The Leaflet: Higher State Support for Green Energy Increases Energy Costs for Consumers

Published June 2, 2016

In May 2016 the Daily Caller News Foundation (DCNF) published an analysis that revealed a “statistically significant correlation … between high electricity bills and states with numerous policies supporting green energy.”

Using data from the Energy Information Administration (EIA) and the Database of State Incentives for Renewables and Efficiency, the study concluded states offering incentives such as “rebates, buy-back programs, tax exemptions and direct cash subsidies to green energy were 64 percent more likely to have higher than average electric bills. For every additional pro-green energy policy in a state, the average price of electricity rose by about .01 cents per kilowatt-hour.”

DCNF pointed to California and West Virginia to exhibit the failure of many states’ failing green-energy programs. Electricity prices in California, which includes 183 different policies that “support” green energy, are currently at 14.3 cents per kilowatt-hour. Electricity prices in West Virginia, which has only 11 green-energy-friendly polies, average 7.91 cents per kilowatt-hour.

DNCF says Connecticut and New York have had the most expensive energy costs since 2013, with prices averaging 15.7 and 15.4 cents per kilowatt-hour, respectively. Washington State (7.1 cents per kilowatt-hour) and Wyoming (7.55 cents per kilowatt-hour) had the lowest. Washington State has a higher number of green-energy policies, but the state produces 30 percent of the nation’s net hydroelectricity generation, which helps to lower the state’s energy prices.
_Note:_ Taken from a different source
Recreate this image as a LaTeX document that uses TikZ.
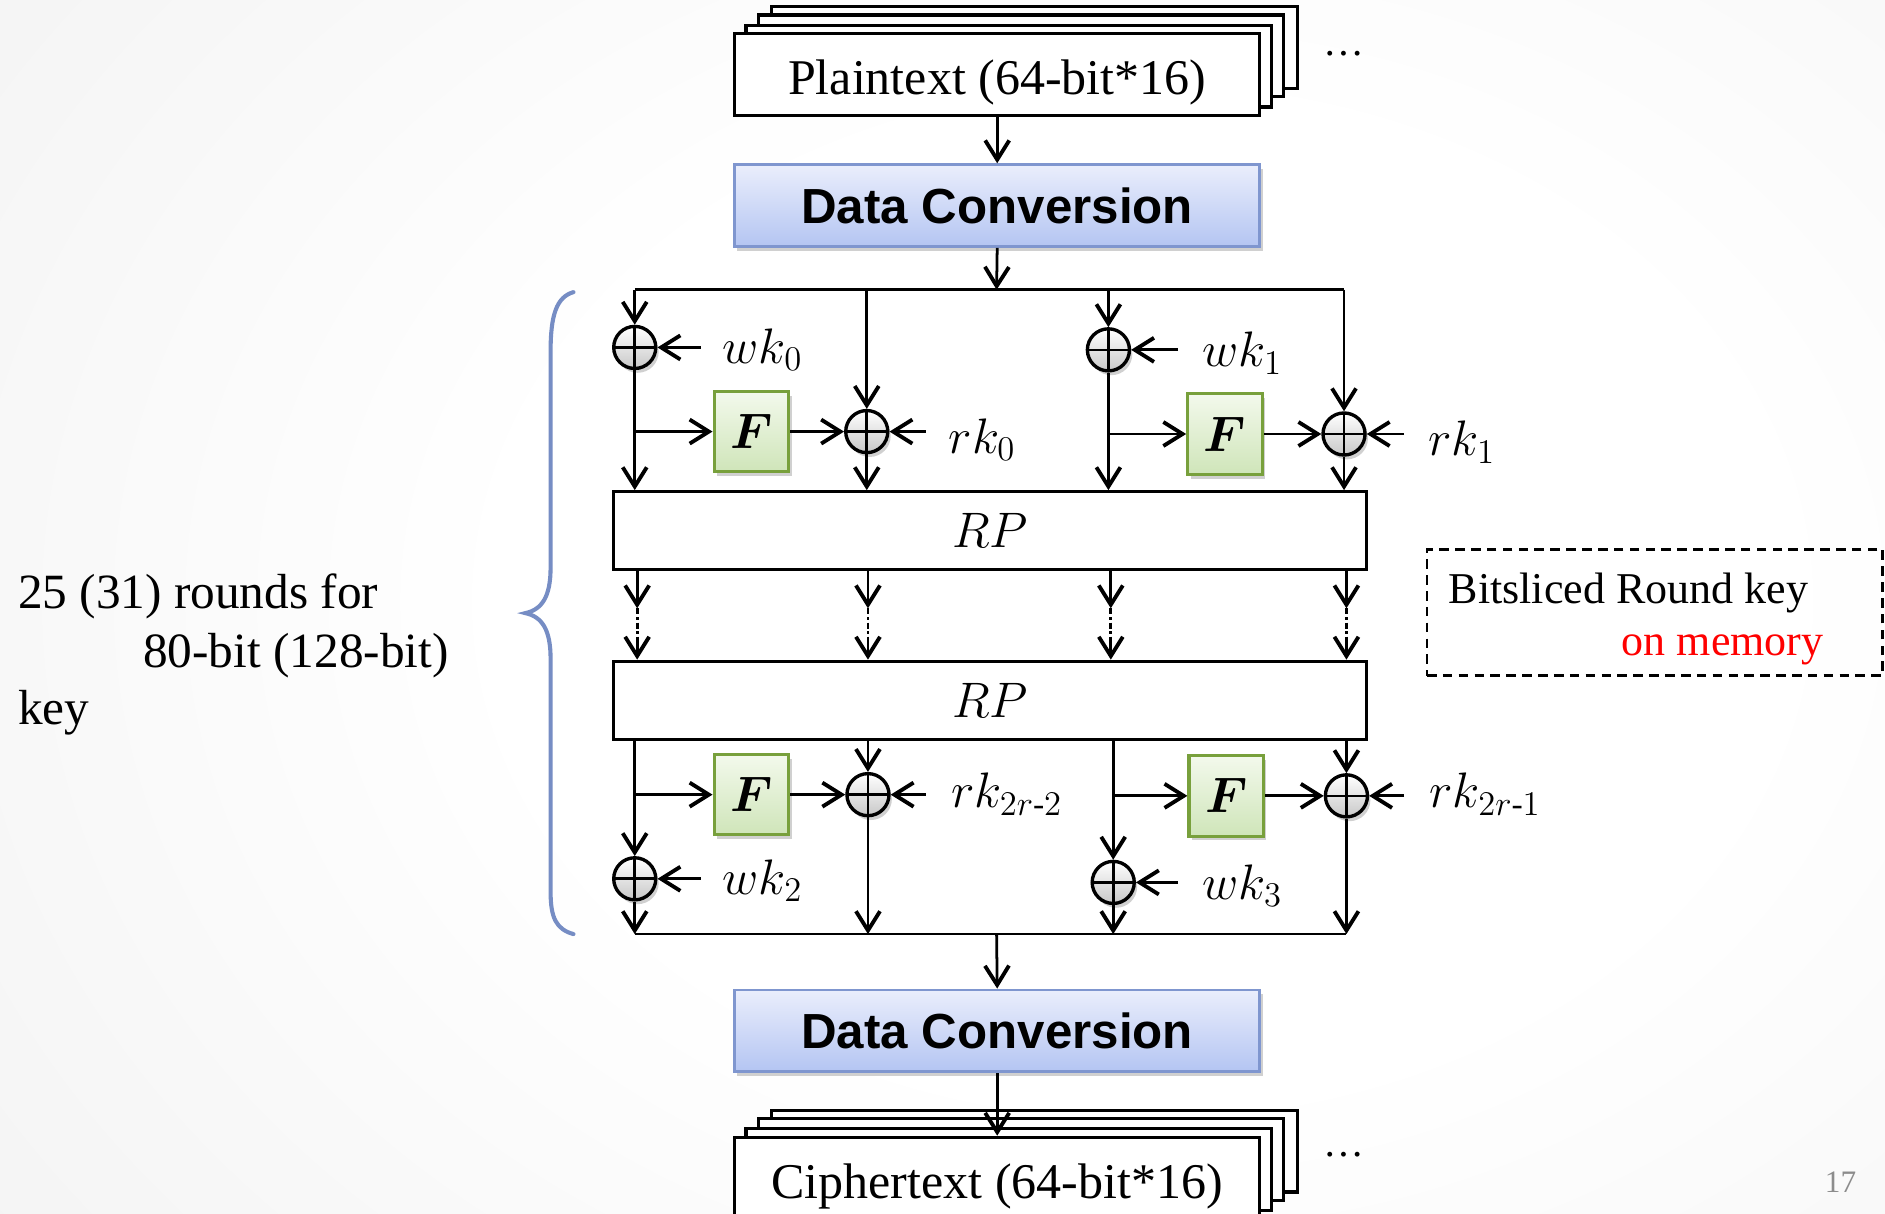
\documentclass[tikz,border=0pt]{standalone}
\usepackage{amsmath,bm}
\usepackage{fontspec}
\setmainfont{Liberation Serif}
\newfontfamily\headfont{Liberation Sans}
\usetikzlibrary{arrows.meta,shadows,calc}

\definecolor{dcTop}{HTML}{EAEEFC}
\definecolor{dcBot}{HTML}{B4C5F2}
\definecolor{dcBorder}{HTML}{7F96CF}
\definecolor{fTop}{HTML}{F3F9EC}
\definecolor{fBot}{HTML}{CFE5B9}
\definecolor{fBorder}{HTML}{78A03C}
\definecolor{xorBot}{HTML}{C8C8C8}
\definecolor{braceBlue}{HTML}{768DC4}
\definecolor{memRed}{HTML}{FF0000}

\pgfdeclareradialshading{slidebg}{\pgfpoint{0bp}{0bp}}{%
  color(0bp)=(white); color(12bp)=(white); color(50bp)=(black!11)}

\begin{document}
\begin{tikzpicture}[
  x=0.5pt, y=-0.5pt,
  line width=1.15pt,
  arr/.style={-{Straight Barb[length=8pt,width=10pt,line width=1.6pt]}},
  softshadow/.style={drop shadow={shadow xshift=1.2pt, shadow yshift=-1.8pt, opacity=0.3, fill=black!60}},
  stackbox/.style={draw, line width=1.3pt, fill=white, minimum width=218.5pt,
    minimum height=34pt, inner sep=0pt},
  stacktext/.style={anchor=base, inner sep=0pt, font=\fontsize{20.8}{24}\selectfont},
  convbox/.style={draw=dcBorder, line width=1.2pt, top color=dcTop, bottom color=dcBot,
    minimum width=218.5pt, minimum height=34pt, inner sep=0pt, softshadow,
    font=\headfont\bfseries\fontsize{20.5}{24}\selectfont},
  fnbox/.style={draw=fBorder, line width=1.3pt, top color=fTop, bottom color=fBot,
    minimum width=31pt, minimum height=33.5pt, inner sep=0pt, softshadow,
    font=\fontsize{22}{24}\selectfont},
  xorc/.style={circle, draw, line width=1.4pt, top color=white, bottom color=xorBot,
    minimum size=17.5pt, inner sep=0pt, softshadow,
    path picture={\draw[line width=1.1pt]
      (path picture bounding box.north) -- (path picture bounding box.south)
      (path picture bounding box.west) -- (path picture bounding box.east);}},
  rpbox/.style={draw, line width=1.3pt, fill=white, minimum width=313.5pt,
    minimum height=32.5pt, inner sep=0pt, font=\fontsize{21}{24}\selectfont},
  keylabel/.style={anchor=base west, inner sep=0pt, font=\fontsize{20}{24}\selectfont},
  slidetext/.style={anchor=base west, inner sep=0pt, font=\fontsize{20.5}{24}\selectfont},
  memtext/.style={inner sep=0pt, font=\fontsize{18.3}{22}\selectfont},
  gapline/.style={line width=1.2pt, dash pattern=on 2.5pt off 1.2pt on 1pt off 1.2pt},
]
\useasboundingbox (0,0) rectangle (1568,1009);
\clip (0,0) rectangle (1568,1009);

% slide background
\shade[shading=slidebg] (-150,-350) rectangle (2050,1350);

% ---------- plaintext stack ----------
\node[stackbox] (pt4) at (860.5,39.5) {};
\node[stackbox] (pt3) at (849.5,46.5) {};
\node[stackbox] (pt2) at (839,55) {};
\node[stackbox] (pt) at (829.5,62) {};
\node[stacktext] (ptText) at (829.5,79) {Plaintext (64-bit*16)};
\node[anchor=base, inner sep=0pt, font=\fontsize{17}{20}\selectfont] (dotsA) at (1118,46) {\ldots};

% ---------- data conversion (in) ----------
\node[convbox] (dc1) at (829.5,171) {Data Conversion};
\draw[arr] (pt.south) -- (dc1.north);

% ---------- first round ----------
\coordinate (busT) at (829,241);
\node[xorc] (xw0) at (528,289) {};
\node[xorc] (xr0) at (721,359) {};
\node[xorc] (xw1) at (922,291) {};
\node[xorc] (xr1) at (1118,361) {};
\node[fnbox] (f1) at (625,359) {$\bm{F}$};
\node[fnbox] (f2) at (1019,361) {$\bm{F}$};
\node[rpbox] (rp1) at (823.5,441.5) {$RP$};

\draw[arr] (dc1.south) -- (busT);
\draw (xw0 |- busT) -- (xr1 |- busT);
\draw[arr] (xw0 |- busT) -- (xw0.north);
\draw[arr] (xr0 |- busT) -- (xr0.north);
\draw[arr] (xw1 |- busT) -- (xw1.north);
\draw[arr] (xr1 |- busT) -- (xr1.north);

\draw[arr] (xw0.south) -- (xw0 |- rp1.north);
\draw[arr] (xw0 |- f1.west) -- (f1.west);
\draw[arr] (f1.east) -- (xr0.west);
\draw[arr] (xr0.south) -- (xr0 |- rp1.north);
\draw[arr] (xw1.south) -- (xw1 |- rp1.north);
\draw[arr] (xw1 |- f2.west) -- (f2.west);
\draw[arr] (f2.east) -- (xr1.west);
\draw[arr] (xr1.south) -- (xr1 |- rp1.north);

\coordinate (kw0) at (583,289);
\coordinate (kr0) at (770,359);
\coordinate (kw1) at (980,291);
\coordinate (kr1) at (1168,361);
\draw[arr] (kw0) -- (xw0.east);
\draw[arr] (kr0) -- (xr0.east);
\draw[arr] (kw1) -- (xw1.east);
\draw[arr] (kr1) -- (xr1.east);
\node[keylabel] (lw0) at (600,302) {$wk_0$};
\node[keylabel] (lr0) at (788,377) {$rk_0$};
\node[keylabel] (lw1) at (999,305) {$wk_1$};
\node[keylabel] (lr1) at (1187,379) {$rk_1$};

% ---------- rounds in between ----------
\node[rpbox] (rp2) at (823.5,582.5) {$RP$};
\foreach \n/\x in {1/530,2/722,3/924,4/1120}{
  \coordinate (ga\n) at (\x,506);
  \coordinate (gb\n) at (\x,530);
  \draw[arr] (rp1.south -| ga\n) -- (ga\n);
  \draw[gapline] (ga\n) -- (gb\n);
  \draw[arr] (gb\n) -- (rp2.north -| gb\n);
}

% ---------- last round ----------
\coordinate (busB) at (829,777);
\node[xorc] (xr2) at (722,661) {};
\node[xorc] (xr3) at (1120,662) {};
\node[xorc] (xw2) at (528,731) {};
\node[xorc] (xw3) at (926,734) {};
\node[fnbox] (f3) at (625,661) {$\bm{F}$};
\node[fnbox] (f4) at (1020,662) {$\bm{F}$};

\draw[arr] (xw2 |- rp2.south) -- (xw2.north);
\draw[arr] (xw2 |- f3.west) -- (f3.west);
\draw[arr] (f3.east) -- (xr2.west);
\draw[arr] (xr2 |- rp2.south) -- (xr2.north);
\draw[arr] (xw3 |- rp2.south) -- (xw3.north);
\draw[arr] (xw3 |- f4.west) -- (f4.west);
\draw[arr] (f4.east) -- (xr3.west);
\draw[arr] (xr3 |- rp2.south) -- (xr3.north);

\draw (xw2 |- busB) -- (xr3 |- busB);
\draw[arr] (xw2.south) -- (xw2 |- busB);
\draw[arr] (xr2.south) -- (xr2 |- busB);
\draw[arr] (xw3.south) -- (xw3 |- busB);
\draw[arr] (xr3.south) -- (xr3 |- busB);

\coordinate (kr2) at (770,661);
\coordinate (kr3) at (1168,662);
\coordinate (kw2) at (583,731);
\coordinate (kw3) at (980,734);
\draw[arr] (kr2) -- (xr2.east);
\draw[arr] (kr3) -- (xr3.east);
\draw[arr] (kw2) -- (xw2.east);
\draw[arr] (kw3) -- (xw3.east);
\node[keylabel] (lr2) at (790,672) {$rk_{2r\text{-}2}$};
\node[keylabel] (lr3) at (1188,672) {$rk_{2r\text{-}1}$};
\node[keylabel] (lw2) at (600,744) {$wk_2$};
\node[keylabel] (lw3) at (999,748) {$wk_3$};

% ---------- data conversion (out) ----------
\node[convbox] (dc2) at (829.5,857.5) {Data Conversion};
\draw[arr] (busB) -- (dc2.north);

% ---------- ciphertext stack ----------
\node[stackbox] (ct4) at (860.5,957.5) {};
\node[stackbox] (ct3) at (849.5,964.5) {};
\node[stackbox] (ct2) at (839,973) {};
\node[stackbox] (ct) at (829.5,980) {};
\node[stacktext] (ctText) at (829.5,997) {Ciphertext (64-bit*16)};
\node[anchor=base, inner sep=0pt, font=\fontsize{17}{20}\selectfont] (dotsB) at (1118,962) {\ldots};
\draw[arr] (dc2.south) -- (ct.north);

% ---------- round brace and its note ----------
\draw[braceBlue, line width=1.7pt, line cap=round]
  (477,243) .. controls (463,247) and (458,262) .. (458,292)
  -- (458,472) .. controls (458,496) and (451,507) .. (437,510)
  .. controls (451,513) and (458,524) .. (458,548)
  -- (458,742) .. controls (458,764) and (463,773) .. (477,777);
\node[slidetext] (rounds1) at (14,506) {25 (31) rounds for};
\node[slidetext] (rounds2) at (118,555) {80-bit (128-bit)};
\node[slidetext] (rounds3) at (14,603) {key};

% ---------- round key storage note ----------
\node[draw, line width=1.1pt, dash pattern=on 4pt off 2.6pt,
  minimum width=189.5pt, minimum height=52.5pt, inner sep=0pt] (mem) at (1376.5,509.5) {};
\node[memtext, anchor=base west] (memA) at (1204,502) {Bitsliced Round key};
\node[memtext, anchor=base east, text=memRed] (memB) at (1518,545) {on memory};

% page number
\node[text=black!45, font=\fontsize{13}{15}\selectfont, inner sep=0pt] (pg) at (1531,983) {17};
\end{tikzpicture}
\end{document}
Renewable portfolio standards—the subsidies and renewable power mandates state legislatures impose upon consumers—are very costly. The Brookings Institution published a 2014 study that found U.S. wind power is on average twice as expense as the conventional power it replaces. The study also concluded solar power is three times as expensive. The higher costs eventually trickle down to consumers.

H. Sterling Burnett, an environment and climate research fellow at The Heartland Institute, concluded states with renewable power mandates are seeing retail electricity prices rise twice as fast as the national average.

Wind and solar power receive disproportionate federal, state, and local taxpayer subsidies. To fund those subsidies, higher tax rates are utilized, which impose significant costs in addition to those reflected in retail electricity prices.

EIA says while solar power receives more federal subsidies than all fossil-fuel industries, it only produces 0.4 percent of the country’s electricity. Wind power receives more subsidies than fossil-fuel industries as well, and it produces only 4.4 percent the nation’s electricity. It is estimated wind and solar power receive 25 times more subsidies than fossil fuels when estimates are calculated based on the dollar per unit of electricity produced.

Low-income households are more impacted by such policies, because they spend a larger share of income on electricity, effectively making renewable power mandates a regressive tax.

Repealing renewable power mandates and eliminating green-energy subsidies would significantly lower electricity prices and raise the standard of living; lower-cost electricity would allow for the purchase of goods and services that improve lives. The economy would grow, and the number of jobs would increase as available money flows into other areas of the economy, creating the need for additional goods and services.

State legislators should reevaluate current renewable mandates and energy subsidies, not enact costly energy policies.